> [WHAT THE EXERCISE ASKS]:
Carry none of the pictures over; write out the complete data exactly.

— START OF SOURCE EXCERPT —

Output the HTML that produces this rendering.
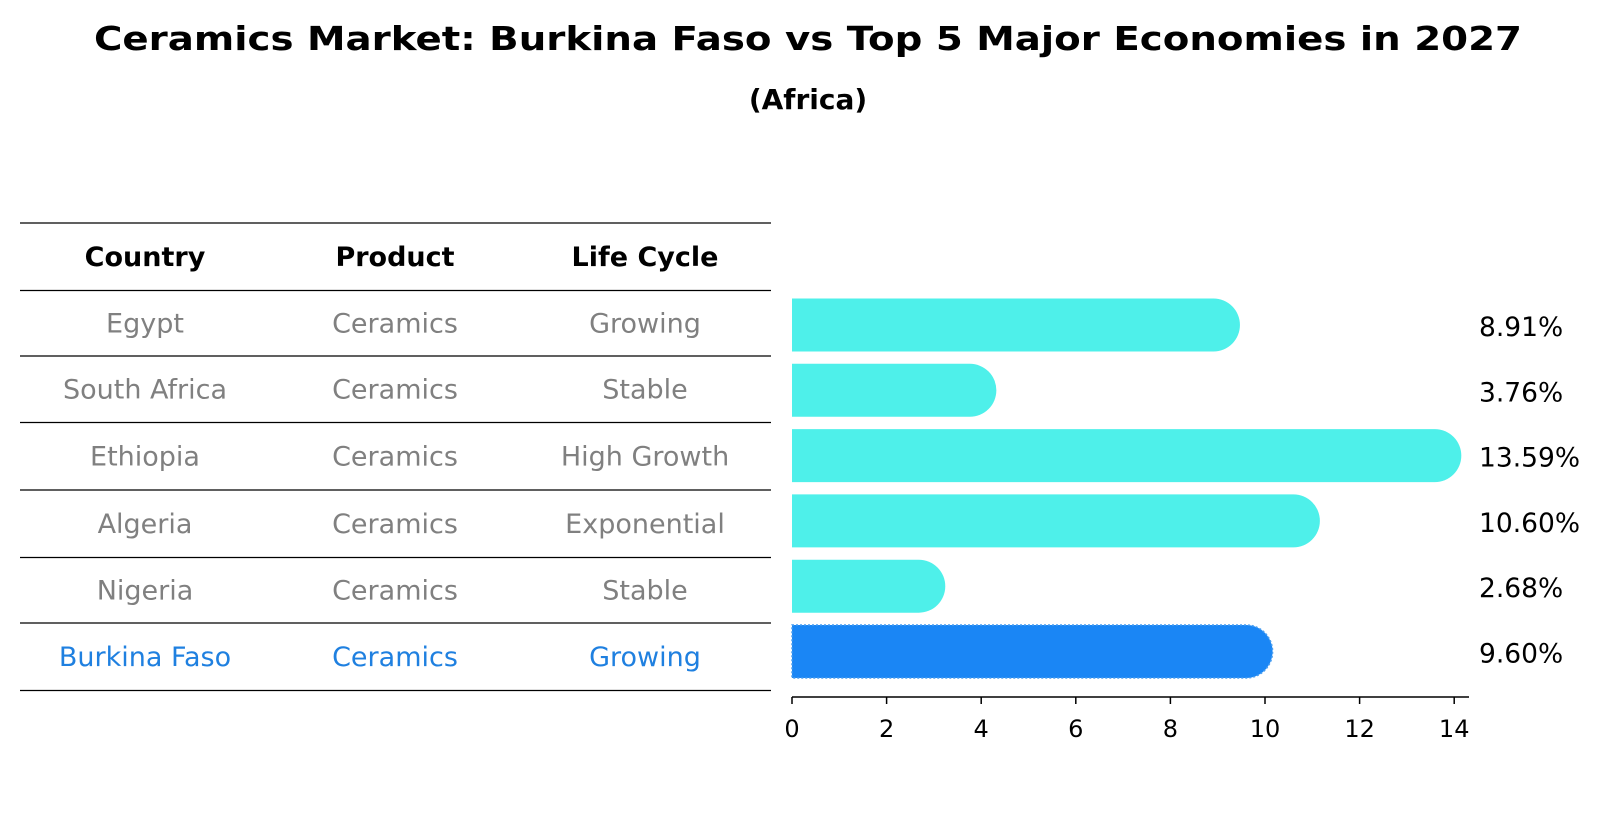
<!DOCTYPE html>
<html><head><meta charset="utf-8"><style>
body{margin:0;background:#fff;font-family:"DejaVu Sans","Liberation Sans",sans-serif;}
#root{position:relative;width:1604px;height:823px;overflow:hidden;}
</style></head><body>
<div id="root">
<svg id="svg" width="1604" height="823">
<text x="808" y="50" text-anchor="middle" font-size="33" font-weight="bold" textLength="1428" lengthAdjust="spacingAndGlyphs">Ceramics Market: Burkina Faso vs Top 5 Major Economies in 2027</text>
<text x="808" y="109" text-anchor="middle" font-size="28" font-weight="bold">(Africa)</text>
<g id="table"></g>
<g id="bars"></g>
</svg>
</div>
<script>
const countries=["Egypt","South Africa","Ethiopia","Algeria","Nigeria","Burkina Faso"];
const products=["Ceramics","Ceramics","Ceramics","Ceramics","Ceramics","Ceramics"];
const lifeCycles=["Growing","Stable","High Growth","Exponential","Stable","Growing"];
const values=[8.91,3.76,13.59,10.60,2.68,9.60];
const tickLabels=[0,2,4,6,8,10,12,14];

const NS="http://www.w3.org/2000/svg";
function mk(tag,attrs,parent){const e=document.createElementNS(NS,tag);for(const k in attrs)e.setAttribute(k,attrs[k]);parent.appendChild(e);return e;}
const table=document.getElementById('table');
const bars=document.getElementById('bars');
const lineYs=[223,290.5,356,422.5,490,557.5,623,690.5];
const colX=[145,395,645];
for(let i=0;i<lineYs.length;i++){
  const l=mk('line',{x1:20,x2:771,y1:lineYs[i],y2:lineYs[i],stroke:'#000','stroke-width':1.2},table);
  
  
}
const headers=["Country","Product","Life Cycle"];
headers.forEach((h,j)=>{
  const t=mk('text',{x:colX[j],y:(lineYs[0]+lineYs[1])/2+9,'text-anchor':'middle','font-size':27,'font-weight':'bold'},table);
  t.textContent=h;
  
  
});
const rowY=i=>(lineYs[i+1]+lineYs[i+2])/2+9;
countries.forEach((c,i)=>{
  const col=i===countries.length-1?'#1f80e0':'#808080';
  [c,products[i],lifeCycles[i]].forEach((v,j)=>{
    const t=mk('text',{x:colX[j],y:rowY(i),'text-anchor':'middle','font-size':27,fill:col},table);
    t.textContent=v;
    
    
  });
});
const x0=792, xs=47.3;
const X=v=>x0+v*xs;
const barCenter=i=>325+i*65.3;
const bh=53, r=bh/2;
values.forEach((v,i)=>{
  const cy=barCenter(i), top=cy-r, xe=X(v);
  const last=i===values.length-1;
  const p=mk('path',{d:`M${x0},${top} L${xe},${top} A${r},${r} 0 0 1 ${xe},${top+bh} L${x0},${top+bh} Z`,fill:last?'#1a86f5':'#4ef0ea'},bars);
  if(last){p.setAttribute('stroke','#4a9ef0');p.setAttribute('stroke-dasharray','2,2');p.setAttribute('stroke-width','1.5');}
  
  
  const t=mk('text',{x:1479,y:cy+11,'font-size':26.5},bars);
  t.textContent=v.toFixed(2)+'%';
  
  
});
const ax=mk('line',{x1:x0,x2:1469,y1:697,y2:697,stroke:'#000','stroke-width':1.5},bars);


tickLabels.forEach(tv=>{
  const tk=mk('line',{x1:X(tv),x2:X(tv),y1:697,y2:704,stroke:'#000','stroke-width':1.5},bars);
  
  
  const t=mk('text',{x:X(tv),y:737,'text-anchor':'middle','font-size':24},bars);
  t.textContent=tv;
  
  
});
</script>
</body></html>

— END OF SOURCE EXCERPT —

> [TASK ANSWER]:
Output the HTML that produces this rendering.
<!DOCTYPE html>
<html><head><meta charset="utf-8"><style>
body{margin:0;background:#fff;font-family:"DejaVu Sans","Liberation Sans",sans-serif;}
#root{position:relative;width:1604px;height:823px;overflow:hidden;}
</style></head><body>
<div id="root">
<svg id="svg" width="1604" height="823">
<text x="808" y="50" text-anchor="middle" font-size="33" font-weight="bold" textLength="1428" lengthAdjust="spacingAndGlyphs">Ceramics Market: Burkina Faso vs Top 5 Major Economies in 2027</text>
<text x="808" y="109" text-anchor="middle" font-size="28" font-weight="bold">(Africa)</text>
<g id="table"></g>
<g id="bars"></g>
</svg>
</div>
<script>
const countries=["Egypt","South Africa","Ethiopia","Algeria","Nigeria","Burkina Faso"];
const products=["Ceramics","Ceramics","Ceramics","Ceramics","Ceramics","Ceramics"];
const lifeCycles=["Growing","Stable","High Growth","Exponential","Stable","Growing"];
const values=[8.91,3.76,13.59,10.60,2.68,9.60];
const tickLabels=[0,2,4,6,8,10,12,14];

const NS="http://www.w3.org/2000/svg";
function mk(tag,attrs,parent){const e=document.createElementNS(NS,tag);for(const k in attrs)e.setAttribute(k,attrs[k]);parent.appendChild(e);return e;}
const table=document.getElementById('table');
const bars=document.getElementById('bars');
const lineYs=[223,290.5,356,422.5,490,557.5,623,690.5];
const colX=[145,395,645];
for(let i=0;i<lineYs.length;i++){
  const l=mk('line',{x1:20,x2:771,y1:lineYs[i],y2:lineYs[i],stroke:'#000','stroke-width':1.2},table);
  
  
}
const headers=["Country","Product","Life Cycle"];
headers.forEach((h,j)=>{
  const t=mk('text',{x:colX[j],y:(lineYs[0]+lineYs[1])/2+9,'text-anchor':'middle','font-size':27,'font-weight':'bold'},table);
  t.textContent=h;
  
  
});
const rowY=i=>(lineYs[i+1]+lineYs[i+2])/2+9;
countries.forEach((c,i)=>{
  const col=i===countries.length-1?'#1f80e0':'#808080';
  [c,products[i],lifeCycles[i]].forEach((v,j)=>{
    const t=mk('text',{x:colX[j],y:rowY(i),'text-anchor':'middle','font-size':27,fill:col},table);
    t.textContent=v;
    
    
  });
});
const x0=792, xs=47.3;
const X=v=>x0+v*xs;
const barCenter=i=>325+i*65.3;
const bh=53, r=bh/2;
values.forEach((v,i)=>{
  const cy=barCenter(i), top=cy-r, xe=X(v);
  const last=i===values.length-1;
  const p=mk('path',{d:`M${x0},${top} L${xe},${top} A${r},${r} 0 0 1 ${xe},${top+bh} L${x0},${top+bh} Z`,fill:last?'#1a86f5':'#4ef0ea'},bars);
  if(last){p.setAttribute('stroke','#4a9ef0');p.setAttribute('stroke-dasharray','2,2');p.setAttribute('stroke-width','1.5');}
  
  
  const t=mk('text',{x:1479,y:cy+11,'font-size':26.5},bars);
  t.textContent=v.toFixed(2)+'%';
  
  
});
const ax=mk('line',{x1:x0,x2:1469,y1:697,y2:697,stroke:'#000','stroke-width':1.5},bars);


tickLabels.forEach(tv=>{
  const tk=mk('line',{x1:X(tv),x2:X(tv),y1:697,y2:704,stroke:'#000','stroke-width':1.5},bars);
  
  
  const t=mk('text',{x:X(tv),y:737,'text-anchor':'middle','font-size':24},bars);
  t.textContent=tv;
  
  
});
</script>
</body></html>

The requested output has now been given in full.